STATED GOAL = Below is a listing; print exactly its lines from the one containing "Reproduce this chart with Plotly." down to the one containing "return (H - B - yp) / PH", both inclusive, with every picture left out.

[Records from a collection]
§ §

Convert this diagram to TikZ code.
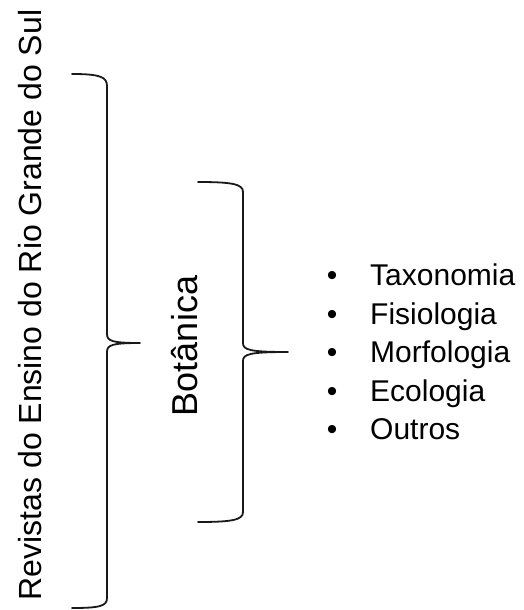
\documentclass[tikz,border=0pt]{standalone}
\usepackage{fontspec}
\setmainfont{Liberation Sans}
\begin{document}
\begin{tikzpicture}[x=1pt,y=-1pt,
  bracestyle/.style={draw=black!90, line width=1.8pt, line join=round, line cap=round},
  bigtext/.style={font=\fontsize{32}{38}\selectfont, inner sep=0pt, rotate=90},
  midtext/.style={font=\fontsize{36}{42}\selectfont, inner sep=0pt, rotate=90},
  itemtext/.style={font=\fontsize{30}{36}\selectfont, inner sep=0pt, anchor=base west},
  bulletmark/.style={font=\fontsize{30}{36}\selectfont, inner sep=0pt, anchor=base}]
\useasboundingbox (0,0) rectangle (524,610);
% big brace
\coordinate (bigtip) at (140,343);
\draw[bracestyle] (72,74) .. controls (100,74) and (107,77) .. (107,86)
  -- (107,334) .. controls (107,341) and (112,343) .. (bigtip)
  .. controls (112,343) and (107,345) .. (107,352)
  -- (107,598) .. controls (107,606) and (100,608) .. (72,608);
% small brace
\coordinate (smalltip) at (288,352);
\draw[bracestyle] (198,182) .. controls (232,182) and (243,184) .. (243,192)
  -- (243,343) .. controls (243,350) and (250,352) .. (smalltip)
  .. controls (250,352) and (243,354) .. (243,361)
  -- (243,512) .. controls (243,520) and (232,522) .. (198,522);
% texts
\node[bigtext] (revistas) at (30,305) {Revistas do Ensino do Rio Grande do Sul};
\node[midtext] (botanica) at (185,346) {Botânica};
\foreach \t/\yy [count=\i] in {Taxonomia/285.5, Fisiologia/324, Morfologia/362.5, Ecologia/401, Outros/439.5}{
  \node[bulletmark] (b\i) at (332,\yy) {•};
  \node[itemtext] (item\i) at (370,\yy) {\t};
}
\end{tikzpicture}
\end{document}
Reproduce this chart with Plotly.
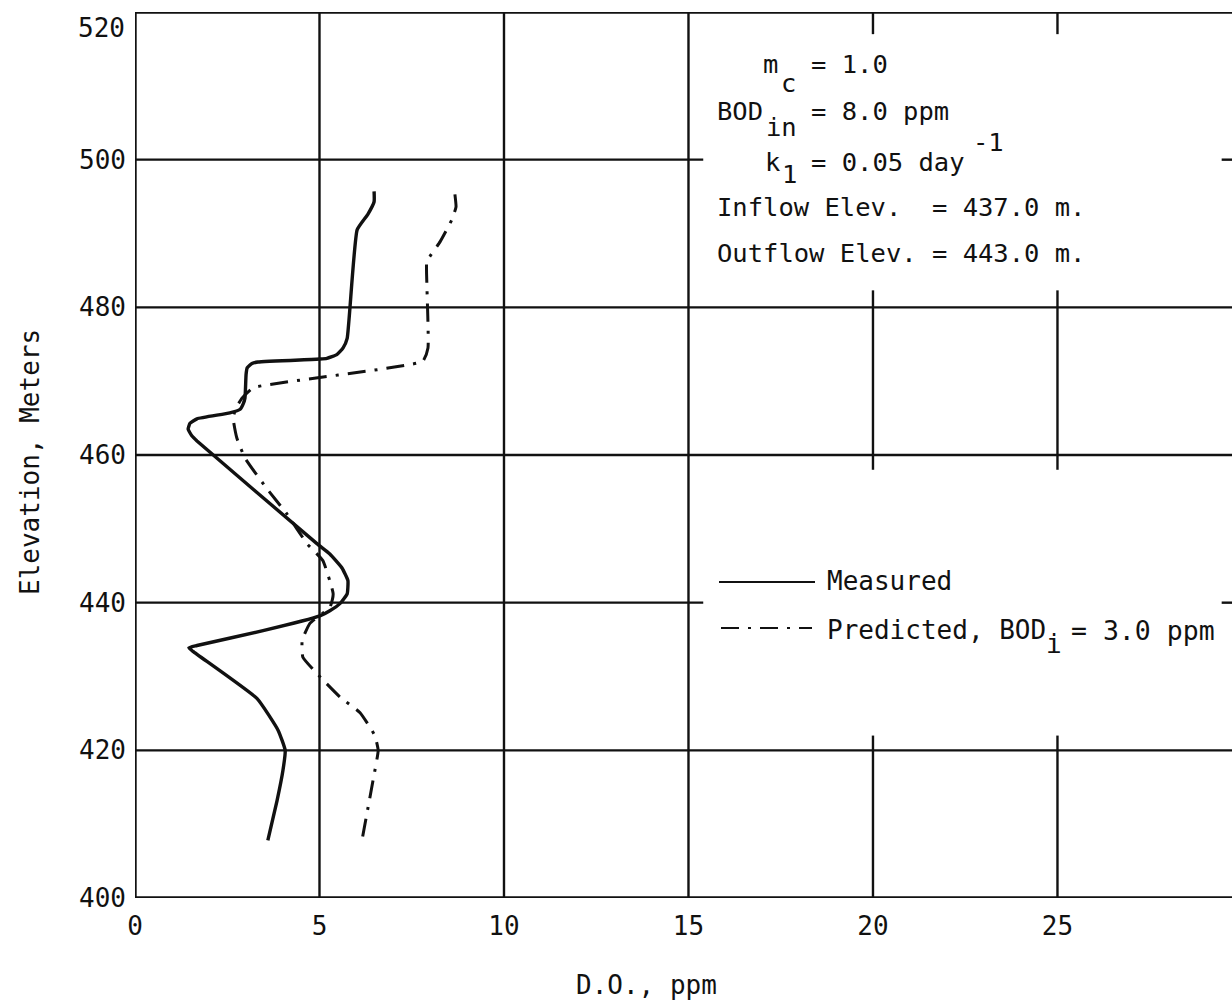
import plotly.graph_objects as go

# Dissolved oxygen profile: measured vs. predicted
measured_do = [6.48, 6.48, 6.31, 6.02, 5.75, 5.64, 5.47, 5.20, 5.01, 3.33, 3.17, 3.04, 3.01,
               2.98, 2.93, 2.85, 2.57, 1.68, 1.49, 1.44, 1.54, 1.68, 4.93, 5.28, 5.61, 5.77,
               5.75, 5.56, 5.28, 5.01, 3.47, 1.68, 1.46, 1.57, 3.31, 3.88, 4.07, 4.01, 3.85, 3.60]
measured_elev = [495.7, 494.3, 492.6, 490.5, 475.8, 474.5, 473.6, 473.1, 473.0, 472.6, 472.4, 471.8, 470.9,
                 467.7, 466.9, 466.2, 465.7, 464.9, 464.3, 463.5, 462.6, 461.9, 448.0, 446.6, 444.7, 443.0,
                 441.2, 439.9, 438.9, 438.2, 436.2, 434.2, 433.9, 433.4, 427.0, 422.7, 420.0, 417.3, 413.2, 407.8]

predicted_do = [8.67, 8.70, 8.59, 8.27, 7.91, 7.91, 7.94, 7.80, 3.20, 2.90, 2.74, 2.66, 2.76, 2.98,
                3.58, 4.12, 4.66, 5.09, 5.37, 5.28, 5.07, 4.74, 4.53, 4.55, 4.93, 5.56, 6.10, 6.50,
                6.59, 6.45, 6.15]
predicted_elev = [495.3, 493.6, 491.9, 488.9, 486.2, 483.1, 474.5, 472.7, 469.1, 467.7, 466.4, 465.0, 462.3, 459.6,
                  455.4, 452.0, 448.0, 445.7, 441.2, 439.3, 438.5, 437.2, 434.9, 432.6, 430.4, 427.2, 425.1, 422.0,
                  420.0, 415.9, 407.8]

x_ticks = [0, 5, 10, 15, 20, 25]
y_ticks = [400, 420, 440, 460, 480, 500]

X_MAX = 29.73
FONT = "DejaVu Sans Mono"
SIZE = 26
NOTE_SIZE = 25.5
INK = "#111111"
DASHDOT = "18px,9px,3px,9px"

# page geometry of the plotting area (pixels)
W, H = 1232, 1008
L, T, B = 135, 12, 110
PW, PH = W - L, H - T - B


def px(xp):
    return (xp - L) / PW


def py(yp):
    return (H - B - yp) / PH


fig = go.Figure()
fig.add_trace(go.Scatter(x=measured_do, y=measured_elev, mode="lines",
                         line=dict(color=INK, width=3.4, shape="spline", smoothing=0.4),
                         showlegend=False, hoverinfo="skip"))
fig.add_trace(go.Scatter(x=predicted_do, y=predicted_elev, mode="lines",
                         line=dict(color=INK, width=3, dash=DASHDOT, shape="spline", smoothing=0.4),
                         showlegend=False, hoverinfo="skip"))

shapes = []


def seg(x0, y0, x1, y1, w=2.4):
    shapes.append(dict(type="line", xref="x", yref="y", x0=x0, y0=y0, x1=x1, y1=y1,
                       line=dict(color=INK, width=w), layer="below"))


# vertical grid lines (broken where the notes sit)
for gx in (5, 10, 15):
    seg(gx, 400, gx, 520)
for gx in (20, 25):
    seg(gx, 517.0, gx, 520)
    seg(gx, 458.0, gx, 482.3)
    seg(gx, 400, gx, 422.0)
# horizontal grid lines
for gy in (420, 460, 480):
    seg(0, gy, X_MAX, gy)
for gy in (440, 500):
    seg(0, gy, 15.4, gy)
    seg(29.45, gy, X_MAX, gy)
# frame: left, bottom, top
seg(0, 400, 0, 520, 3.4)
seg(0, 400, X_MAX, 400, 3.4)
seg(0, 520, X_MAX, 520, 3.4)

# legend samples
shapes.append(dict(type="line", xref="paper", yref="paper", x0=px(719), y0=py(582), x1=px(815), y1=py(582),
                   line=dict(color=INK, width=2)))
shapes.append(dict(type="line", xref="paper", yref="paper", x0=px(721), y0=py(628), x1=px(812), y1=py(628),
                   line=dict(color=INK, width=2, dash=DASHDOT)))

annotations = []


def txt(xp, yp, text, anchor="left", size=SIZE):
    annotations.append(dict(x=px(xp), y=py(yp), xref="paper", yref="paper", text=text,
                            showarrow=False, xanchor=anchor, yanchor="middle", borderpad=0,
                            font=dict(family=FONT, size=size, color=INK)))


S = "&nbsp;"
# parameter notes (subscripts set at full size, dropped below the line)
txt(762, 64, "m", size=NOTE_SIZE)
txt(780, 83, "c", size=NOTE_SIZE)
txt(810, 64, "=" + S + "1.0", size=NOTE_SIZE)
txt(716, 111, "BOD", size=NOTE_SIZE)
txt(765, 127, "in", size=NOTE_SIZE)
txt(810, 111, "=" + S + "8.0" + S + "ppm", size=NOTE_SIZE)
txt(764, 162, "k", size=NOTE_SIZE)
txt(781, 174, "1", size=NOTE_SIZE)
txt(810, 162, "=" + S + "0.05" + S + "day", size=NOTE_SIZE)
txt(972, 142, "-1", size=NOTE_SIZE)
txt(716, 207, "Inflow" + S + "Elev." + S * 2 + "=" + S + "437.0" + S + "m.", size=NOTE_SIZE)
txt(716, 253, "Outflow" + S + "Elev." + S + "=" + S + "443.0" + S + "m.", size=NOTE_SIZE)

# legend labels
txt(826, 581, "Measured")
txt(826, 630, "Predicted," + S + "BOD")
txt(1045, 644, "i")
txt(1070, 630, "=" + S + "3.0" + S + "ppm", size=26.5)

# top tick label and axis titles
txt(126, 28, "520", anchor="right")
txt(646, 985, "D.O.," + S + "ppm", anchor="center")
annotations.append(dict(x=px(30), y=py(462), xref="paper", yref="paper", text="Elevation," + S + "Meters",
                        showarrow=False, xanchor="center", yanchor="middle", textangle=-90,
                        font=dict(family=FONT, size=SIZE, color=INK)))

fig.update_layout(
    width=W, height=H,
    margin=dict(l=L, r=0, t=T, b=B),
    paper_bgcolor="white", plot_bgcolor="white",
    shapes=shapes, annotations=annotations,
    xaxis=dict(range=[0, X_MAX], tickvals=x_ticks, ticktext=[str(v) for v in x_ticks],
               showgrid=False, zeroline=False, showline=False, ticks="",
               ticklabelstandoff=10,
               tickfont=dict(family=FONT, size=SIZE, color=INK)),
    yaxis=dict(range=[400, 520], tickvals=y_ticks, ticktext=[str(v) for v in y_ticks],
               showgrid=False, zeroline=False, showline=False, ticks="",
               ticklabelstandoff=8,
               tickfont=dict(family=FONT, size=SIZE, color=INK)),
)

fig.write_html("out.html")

§ §

IN RESPONSE =
Reproduce this chart with Plotly.
import plotly.graph_objects as go

# Dissolved oxygen profile: measured vs. predicted
measured_do = [6.48, 6.48, 6.31, 6.02, 5.75, 5.64, 5.47, 5.20, 5.01, 3.33, 3.17, 3.04, 3.01,
               2.98, 2.93, 2.85, 2.57, 1.68, 1.49, 1.44, 1.54, 1.68, 4.93, 5.28, 5.61, 5.77,
               5.75, 5.56, 5.28, 5.01, 3.47, 1.68, 1.46, 1.57, 3.31, 3.88, 4.07, 4.01, 3.85, 3.60]
measured_elev = [495.7, 494.3, 492.6, 490.5, 475.8, 474.5, 473.6, 473.1, 473.0, 472.6, 472.4, 471.8, 470.9,
                 467.7, 466.9, 466.2, 465.7, 464.9, 464.3, 463.5, 462.6, 461.9, 448.0, 446.6, 444.7, 443.0,
                 441.2, 439.9, 438.9, 438.2, 436.2, 434.2, 433.9, 433.4, 427.0, 422.7, 420.0, 417.3, 413.2, 407.8]

predicted_do = [8.67, 8.70, 8.59, 8.27, 7.91, 7.91, 7.94, 7.80, 3.20, 2.90, 2.74, 2.66, 2.76, 2.98,
                3.58, 4.12, 4.66, 5.09, 5.37, 5.28, 5.07, 4.74, 4.53, 4.55, 4.93, 5.56, 6.10, 6.50,
                6.59, 6.45, 6.15]
predicted_elev = [495.3, 493.6, 491.9, 488.9, 486.2, 483.1, 474.5, 472.7, 469.1, 467.7, 466.4, 465.0, 462.3, 459.6,
                  455.4, 452.0, 448.0, 445.7, 441.2, 439.3, 438.5, 437.2, 434.9, 432.6, 430.4, 427.2, 425.1, 422.0,
                  420.0, 415.9, 407.8]

x_ticks = [0, 5, 10, 15, 20, 25]
y_ticks = [400, 420, 440, 460, 480, 500]

X_MAX = 29.73
FONT = "DejaVu Sans Mono"
SIZE = 26
NOTE_SIZE = 25.5
INK = "#111111"
DASHDOT = "18px,9px,3px,9px"

# page geometry of the plotting area (pixels)
W, H = 1232, 1008
L, T, B = 135, 12, 110
PW, PH = W - L, H - T - B


def px(xp):
    return (xp - L) / PW


def py(yp):
    return (H - B - yp) / PH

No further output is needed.